We have a lot of functional stories to get through. I'm glad we covered the customer and metrics in the kickoff. Now we can dive into the work.

Me:

Agreed! As we get closer to launch, let's make sure to remind everyone of our strategy and what signals we are looking for. This will get everyone invested in the outcome.

….post-refinement…

Me:

Hey Jimmy, thanks for meeting me for our 1:1…what's top of mind?

Jimmy the PdM:

Hey, refinement went great. We were able to get through the 10 stories but had to circle back to one particular portion of the feature.

So we're thinking that this feature can be built a lot like the last one; makes sense to me.

I mentioned we should use the same architecture we did with these databases and systems.

Me: 🫢

Did you recommend this or prescribe it?

Jimmy the PdM:

Well, I did mention in the user stories that this is the way it will be done. I assumed we would do it that way because we did it like that last time.
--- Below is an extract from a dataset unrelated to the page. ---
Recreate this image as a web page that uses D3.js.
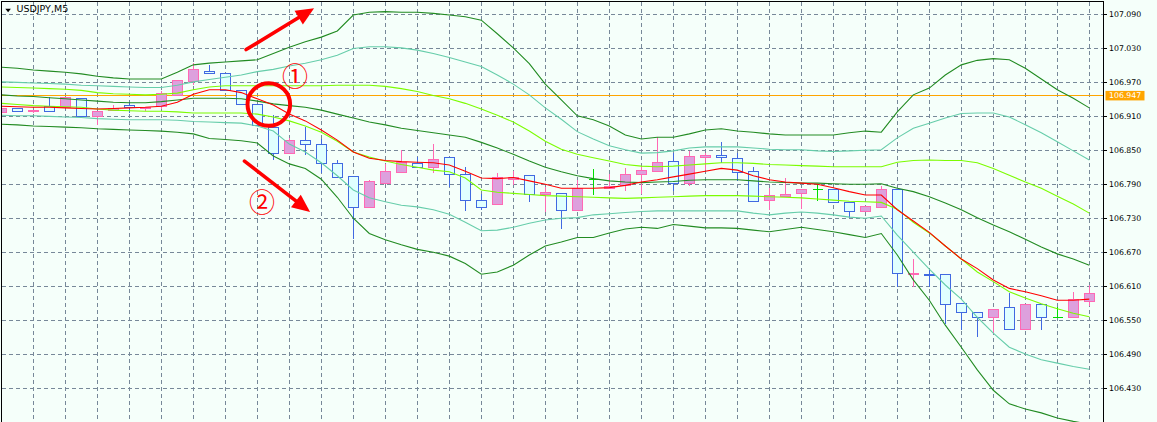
<!DOCTYPE html>
<html><head><meta charset="utf-8">
<script src="https://cdn.jsdelivr.net/npm/d3@7"></script>
<style>
html,body{margin:0;padding:0;background:#f5fffa;}
svg{display:block;}
</style></head><body>
<svg id="chart" width="1157" height="422"></svg>
<script>
// ---------- data ----------
const symbolLabel = "USDJPY,M5";
const open  = [106.918,106.924,106.919,106.928,106.926,106.942,106.911,106.921,106.930,106.924,106.928,106.948,106.972,106.991,106.986,106.956,106.932,106.892,106.846,106.868,106.861,106.827,106.804,106.750,106.793,106.812,106.828,106.820,106.838,106.809,106.763,106.755,106.800,106.806,106.773,106.775,106.745,106.799,106.783,106.789,106.808,106.813,106.831,106.793,106.839,106.842,106.836,106.813,106.763,106.770,106.774,106.781,106.781,106.759,106.742,106.750,106.782,106.632,106.632,106.631,106.580,106.564,106.555,106.573,106.535,106.578,106.555,106.555,106.584];
const high  = [106.925,106.924,106.922,106.945,106.944,106.942,106.919,106.930,106.936,106.927,106.954,106.974,107.005,107.000,106.986,106.956,106.932,106.912,106.871,106.891,106.870,106.833,106.804,106.798,106.826,106.850,106.839,106.861,106.838,106.820,106.773,106.810,106.814,106.806,106.785,106.775,106.798,106.817,106.808,106.819,106.823,106.873,106.845,106.849,106.845,106.864,106.846,106.820,106.783,106.801,106.781,106.790,106.781,106.759,106.751,106.787,106.782,106.658,106.639,106.631,106.580,106.564,106.569,106.597,106.578,106.578,106.574,106.599,106.612];
const low   = [106.918,106.919,106.917,106.919,106.926,106.911,106.896,106.921,106.918,106.921,106.925,106.948,106.968,106.986,106.957,106.932,106.895,106.834,106.846,106.843,106.811,106.803,106.695,106.750,106.793,106.812,106.820,106.812,106.787,106.744,106.747,106.755,106.790,106.761,106.743,106.712,106.745,106.773,106.783,106.780,106.775,106.813,106.780,106.789,106.817,106.830,106.798,106.761,106.746,106.770,106.748,106.763,106.758,106.732,106.742,106.750,106.610,106.610,106.610,106.544,106.534,106.522,106.527,106.535,106.535,106.534,106.555,106.555,106.577];
const close = [106.925,106.919,106.922,106.919,106.944,106.911,106.919,106.925,106.926,106.927,106.951,106.974,106.994,106.986,106.957,106.932,106.895,106.846,106.868,106.861,106.827,106.803,106.750,106.795,106.813,106.830,106.820,106.834,106.809,106.763,106.750,106.802,106.803,106.772,106.776,106.744,106.783,106.799,106.787,106.809,106.816,106.830,106.793,106.840,106.842,106.838,106.812,106.761,106.771,106.772,106.781,106.781,106.758,106.742,106.751,106.781,106.633,106.633,106.630,106.578,106.564,106.555,106.569,106.535,106.578,106.555,106.555,106.587,106.597];

const maRed = [106.928,106.927,106.926,106.926,106.925,106.924,106.923,106.924,106.925,106.926,106.928,106.935,106.949,106.957,106.957,106.952,106.941,106.930,106.914,106.902,106.886,106.868,106.847,106.836,106.832,106.830,106.829,106.828,106.824,106.813,106.801,106.800,106.802,106.796,106.790,106.783,106.783,106.783,106.784,106.788,106.794,106.798,106.803,106.808,106.813,106.818,106.815,106.805,106.798,106.794,106.792,106.790,106.784,106.777,106.771,106.771,106.745,106.725,106.705,106.681,106.658,106.641,106.621,106.606,106.600,106.593,106.585,106.585,106.587];
const bbMid = [106.948,106.946,106.945,106.943,106.941,106.939,106.937,106.935,106.934,106.934,106.936,106.939,106.942,106.942,106.942,106.941,106.937,106.932,106.929,106.926,106.921,106.914,106.907,106.900,106.895,106.889,106.885,106.881,106.877,106.873,106.864,106.854,106.843,106.831,106.820,106.812,106.805,106.800,106.796,106.794,106.793,106.794,106.795,106.797,106.798,106.798,106.798,106.796,106.794,106.793,106.792,106.792,106.791,106.790,106.790,106.791,106.783,106.777,106.768,106.757,106.745,106.731,106.718,106.706,106.693,106.679,106.667,106.658,106.647];
const bbUp1 = [106.962,106.961,106.960,106.959,106.958,106.956,106.952,106.950,106.949,106.948,106.949,106.951,106.957,106.962,106.964,106.964,106.964,106.964,106.964,106.964,106.964,106.965,106.965,106.965,106.963,106.959,106.954,106.947,106.941,106.933,106.923,106.912,106.900,106.884,106.866,106.852,106.843,106.837,106.831,106.825,106.822,106.821,106.822,106.824,106.826,106.828,106.828,106.827,106.825,106.824,106.823,106.822,106.821,106.821,106.821,106.821,106.829,106.832,106.833,106.832,106.832,106.828,106.818,106.806,106.794,106.783,106.769,106.755,106.739];
const bbUp2 = [106.971,106.970,106.969,106.968,106.967,106.965,106.964,106.963,106.962,106.961,106.961,106.965,106.971,106.975,106.979,106.983,106.989,106.993,106.999,107.004,107.010,107.018,107.030,107.033,107.033,107.031,107.027,107.021,107.014,107.006,106.998,106.983,106.967,106.948,106.925,106.905,106.883,106.870,106.858,106.851,106.845,106.846,106.849,106.854,106.856,106.856,106.856,106.854,106.852,106.851,106.851,106.849,106.848,106.849,106.850,106.851,106.872,106.889,106.898,106.907,106.915,106.916,106.916,106.909,106.895,106.881,106.865,106.849,106.833];
const bbUp3 = [106.997,106.995,106.992,106.990,106.988,106.985,106.981,106.978,106.976,106.976,106.976,106.988,107.001,107.004,107.006,107.008,107.010,107.021,107.032,107.042,107.050,107.061,107.089,107.094,107.095,107.094,107.094,107.092,107.089,107.086,107.080,107.056,107.031,107.003,106.967,106.939,106.911,106.904,106.893,106.877,106.870,106.873,106.873,106.879,106.886,106.888,106.884,106.882,106.879,106.877,106.877,106.877,106.877,106.881,106.884,106.882,106.918,106.948,106.960,106.983,107.001,107.009,107.012,107.010,106.995,106.976,106.957,106.942,106.925];
const bbLo1 = [106.933,106.931,106.929,106.928,106.927,106.926,106.923,106.921,106.920,106.919,106.919,106.918,106.916,106.916,106.916,106.916,106.914,106.909,106.902,106.893,106.882,106.866,106.847,106.838,106.831,106.825,106.820,106.815,106.812,106.801,106.780,106.776,106.774,106.772,106.770,106.769,106.768,106.767,106.766,106.765,106.766,106.767,106.768,106.769,106.770,106.770,106.770,106.769,106.768,106.767,106.766,106.764,106.762,106.760,106.759,106.758,106.746,106.723,106.704,106.681,106.658,106.635,106.618,106.600,106.589,106.579,106.570,106.562,106.556];
const bbLo2 = [106.912,106.911,106.911,106.910,106.909,106.908,106.906,106.905,106.904,106.904,106.904,106.903,106.901,106.900,106.899,106.898,106.893,106.884,106.861,106.847,106.828,106.805,106.780,106.766,106.759,106.753,106.750,106.745,106.737,106.723,106.708,106.709,106.714,106.721,106.727,106.730,106.731,106.736,106.738,106.740,106.742,106.743,106.743,106.743,106.743,106.743,106.743,106.739,106.736,106.739,106.741,106.739,106.736,106.732,106.730,106.734,106.700,106.670,106.640,106.612,106.587,106.555,106.527,106.502,106.490,106.480,106.474,106.468,106.463];
const bbLo3 = [106.896,106.895,106.893,106.892,106.891,106.890,106.888,106.887,106.886,106.885,106.884,106.882,106.879,106.871,106.869,106.867,106.863,106.840,106.826,106.818,106.799,106.767,106.730,106.703,106.692,106.683,106.675,106.670,106.663,106.650,106.631,106.635,106.647,106.665,106.681,106.688,106.696,106.696,106.704,106.711,106.714,106.712,106.719,106.716,106.713,106.713,106.712,106.709,106.706,106.710,106.714,106.710,106.706,106.701,106.696,106.703,106.665,106.621,106.585,106.541,106.502,106.462,106.426,106.402,106.393,106.386,106.377,106.371,106.366];

const priceTicks = [106.430,106.490,106.550,106.610,106.670,106.730,106.790,106.850,106.910,106.970,107.030,107.090];
const tickLabels = ["106.430","106.490","106.550","106.610","106.670","106.730","106.790","106.850","106.910","106.970","107.030","107.090"];
const markerPrice = 106.947;
const markerLabel = "106.947";

// annotations in data space: [bar index, price]
const arrowUp   = {from:[15.3,107.028], to:[19.55,107.101]};
const arrowDown = {from:[15.2,106.831], to:[19.3,106.741]};
const ringCenter = [16.72,106.931];
const note1 = {text:"①", at:[18.35,106.979]};
const note2 = {text:"②", at:[16.3,106.757]};

// ---------- layout ----------
const W = 1157, H = 422;
const plot = {left:1.5, top:1.5, right:1103.5, bottom:425};
const svg = d3.select("#chart");

const x = d3.scaleLinear().domain([0, open.length-1]).range([1.3, 1.3 + 16*(open.length-1)]);
const y = d3.scaleLinear().domain([106.430, 107.090]).range([388.0, 14.5]);

const C = {
  bg:"#f5fffa", grid:"#778899", bullFill:"#dda0dd", bullLine:"#ff69b4",
  bearFill:"#e0ffff", bearLine:"#4169e1", doji:"#00dd00",
  dark:"#228b22", teal:"#66cdaa", lime:"#7cfc00", red:"#ff0000", orange:"#ffa500"
};

svg.append("rect").attr("width",W).attr("height",H).attr("fill",C.bg);

svg.append("defs").append("clipPath").attr("id","clip")
  .append("rect").attr("x",plot.left+0.5).attr("y",plot.top+0.5)
  .attr("width",plot.right-plot.left-1).attr("height",plot.bottom-plot.top);

const g = svg.append("g").attr("clip-path","url(#clip)");

// grid
const snap = v => Math.round(v) + 0.5;
g.append("g").selectAll("line").data(priceTicks).join("line")
  .attr("x1",plot.left).attr("x2",plot.right)
  .attr("y1",d=>snap(y(d)-0.5)).attr("y2",d=>snap(y(d)-0.5))
  .attr("stroke",C.grid).attr("stroke-width",1).attr("stroke-dasharray","4,3")
  .attr("shape-rendering","crispEdges");
const gridBars = d3.range(2, open.length, 2);
g.append("g").selectAll("line").data(gridBars).join("line")
  .attr("x1",d=>snap(x(d)-0.5)).attr("x2",d=>snap(x(d)-0.5))
  .attr("y1",plot.top).attr("y2",plot.bottom)
  .attr("stroke",C.grid).attr("stroke-width",1).attr("stroke-dasharray","4,3")
  .attr("shape-rendering","crispEdges");

// orange price line
g.append("line").attr("x1",plot.left).attr("x2",plot.right)
  .attr("y1",snap(y(markerPrice)-0.5)).attr("y2",snap(y(markerPrice)-0.5))
  .attr("stroke",C.orange).attr("stroke-width",1).attr("shape-rendering","crispEdges");

// candles
const bars = open.map((o,i)=>({i, o, h:high[i], l:low[i], c:close[i]}));
const cg = g.append("g").attr("shape-rendering","crispEdges");
bars.forEach(b=>{
  const cx = snap(x(b.i)-0.5);
  const kind = b.c > b.o ? "bull" : (b.c < b.o ? "bear" : "doji");
  const line = kind==="bull" ? C.bullLine : kind==="bear" ? C.bearLine : C.doji;
  cg.append("line").attr("x1",cx).attr("x2",cx)
    .attr("y1",Math.round(y(b.h))).attr("y2",Math.round(y(b.l))+1)
    .attr("stroke",line).attr("stroke-width",1);
  if(kind==="doji"){
    const yy = snap(y(b.o)-0.5);
    cg.append("line").attr("x1",cx-5).attr("x2",cx+5).attr("y1",yy).attr("y2",yy)
      .attr("stroke",line).attr("stroke-width",1);
  } else {
    const top = Math.round(y(Math.max(b.o,b.c)));
    const bot = Math.round(y(Math.min(b.o,b.c)));
    cg.append("rect").attr("x",cx-5).attr("y",top+0.5)
      .attr("width",10).attr("height",Math.max(bot-top,0.01))
      .attr("fill",kind==="bull"?C.bullFill:C.bearFill)
      .attr("stroke",line).attr("stroke-width",1);
  }
});

// indicator lines
const lineGen = d3.line().x((d,i)=>x(i)).y(d=>y(d));
const series = [
  [bbLo3,C.dark],[bbUp3,C.dark],[bbLo2,C.teal],[bbUp2,C.teal],
  [bbLo1,C.lime],[bbUp1,C.lime],[bbMid,C.dark],[maRed,C.red]
];
series.forEach(([vals,col])=>{
  g.append("path").datum(vals).attr("d",lineGen)
    .attr("fill","none").attr("stroke",col).attr("stroke-width",1.1);
});

// frame and price axis
svg.append("path")
  .attr("d",`M${plot.left},${H+2}V${plot.top}H${plot.right}V${H+2}`)
  .attr("fill","none").attr("stroke","#000").attr("stroke-width",1)
  .attr("shape-rendering","crispEdges");
const axis = svg.append("g").attr("font-family","'DejaVu Sans', Tahoma, sans-serif")
  .attr("font-size","7.8px").attr("fill","#000");
axis.selectAll("line").data(priceTicks).join("line")
  .attr("x1",plot.right).attr("x2",plot.right+3)
  .attr("y1",d=>snap(y(d)-0.5)).attr("y2",d=>snap(y(d)-0.5))
  .attr("stroke","#000").attr("shape-rendering","crispEdges");
axis.selectAll("text").data(priceTicks).join("text")
  .attr("x",1109).attr("y",d=>y(d)).attr("dy","0.36em")
  .text((d,i)=>tickLabels[i]);

// current price label
const my = y(markerPrice);
svg.append("rect").attr("x",1105.5).attr("y",my-4.5).attr("width",39).attr("height",9.5)
  .attr("fill",C.orange);
svg.append("text").attr("x",1109).attr("y",my).attr("dy","0.36em")
  .attr("font-family","'DejaVu Sans', Tahoma, sans-serif").attr("font-size","7.8px")
  .attr("fill","#fff").text(markerLabel);

// title
svg.append("path").attr("d","M5.3,8.7H10.9L8.1,12.2Z").attr("fill","#000");
svg.append("text").attr("x",16.5).attr("y",12.2)
  .attr("font-family","'DejaVu Sans', Tahoma, sans-serif").attr("font-size","9.5px")
  .attr("fill","#000").text(symbolLabel);

// annotations
const ann = svg.append("g");
function arrow(a){
  const x0=x(a.from[0]), y0=y(a.from[1]), x1=x(a.to[0]), y1=y(a.to[1]);
  const dx=x1-x0, dy=y1-y0, len=Math.hypot(dx,dy), ux=dx/len, uy=dy/len;
  const hl=18, hw=8;
  const bx=x1-ux*hl, by=y1-uy*hl;
  ann.append("line").attr("x1",x0).attr("y1",y0).attr("x2",bx+ux*2).attr("y2",by+uy*2)
    .attr("stroke",C.red).attr("stroke-width",3.6).attr("stroke-linecap","round");
  ann.append("path")
    .attr("d",`M${x1},${y1}L${bx-uy*hw},${by+ux*hw}L${bx+uy*hw},${by-ux*hw}Z`)
    .attr("fill",C.red);
}
arrow(arrowUp); arrow(arrowDown);
ann.append("circle").attr("cx",x(ringCenter[0])).attr("cy",y(ringCenter[1])).attr("r",21.3)
  .attr("fill","none").attr("stroke",C.red).attr("stroke-width",4);
[note1,note2].forEach(n=>{
  ann.append("text").attr("x",x(n.at[0])).attr("y",y(n.at[1])).attr("dy","0.35em")
    .attr("text-anchor","middle").attr("font-family","'Noto Sans CJK JP', sans-serif")
    .attr("font-size","26px").attr("fill",C.red).text(n.text);
});
</script>
</body></html>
By the time we circled back, the team agreed on the approach.

Me:

Glad you got to an agreement, but I'd like to have a coaching moment.

Recognize that you may have boxed in your co-creators to a way to solve. Not every developer is great at pushing back, even when there may be a better way they would solve it.

Tip 4: When product starts to prescribe how a capability should be developed, designed, or tested - we are now telling our co-creators how to do their job. It's appropriate to ask questions, provide suggestions, and point to solutions that could work, but make sure it's part of a discussion and not written as part of the requirements.

Jimmy the PdM:

But... there is context from previous releases about how we coded, designed, and tested.

Me:

I understand, glad you see that trend. Let's talk about how to give that message. What's another way to bring it up?

Jimmy the PdM:

Well my intent was never to box them in. Any suggestions?

Me:

Framing it like the following is an option..

"I believe that we utilized specific tools for a previous release that was similar. You are the expert but from my vantage point; seems like the customer has had similar experiences that we built and just curious if those tools make sense for this build-out?

Just a thought!

Notice how that verbiage shows intent to help, but no attachment to the outcome. Just another input into your co-creator’s overall decisioning, but not the decision.

Jimmy the PdM:

That makes sense. I'll get better for the next go-around. Thanks for the coaching. Time to go analyze data for our last release!

Me:

Sounds great, let me know how I can help. Talk soon!

By regularly conducting refinement sessions, the team can stay aligned on the requirements, reduce misunderstanding or miscommunication, and better plan for the work ahead. Remember, the key goal is to ensure each user story is clearly understood. Also, it’s important to recognize that it's best to prioritize task completion over self-reliance when it comes to refinement. Stay humble, be open to learning, and feedback is always a gift!

Jimmy is well on his way of repeated success when refining with his team, creating momentum, confidence, and a bought in team. All of that translates into more effective and efficient co-creators which leads to capabilities being available sooner, with higher quality, and the intended scope.

Best of luck in your next refinement, I hope this helps both tactically and recognizing how important refinement can be to a strong product.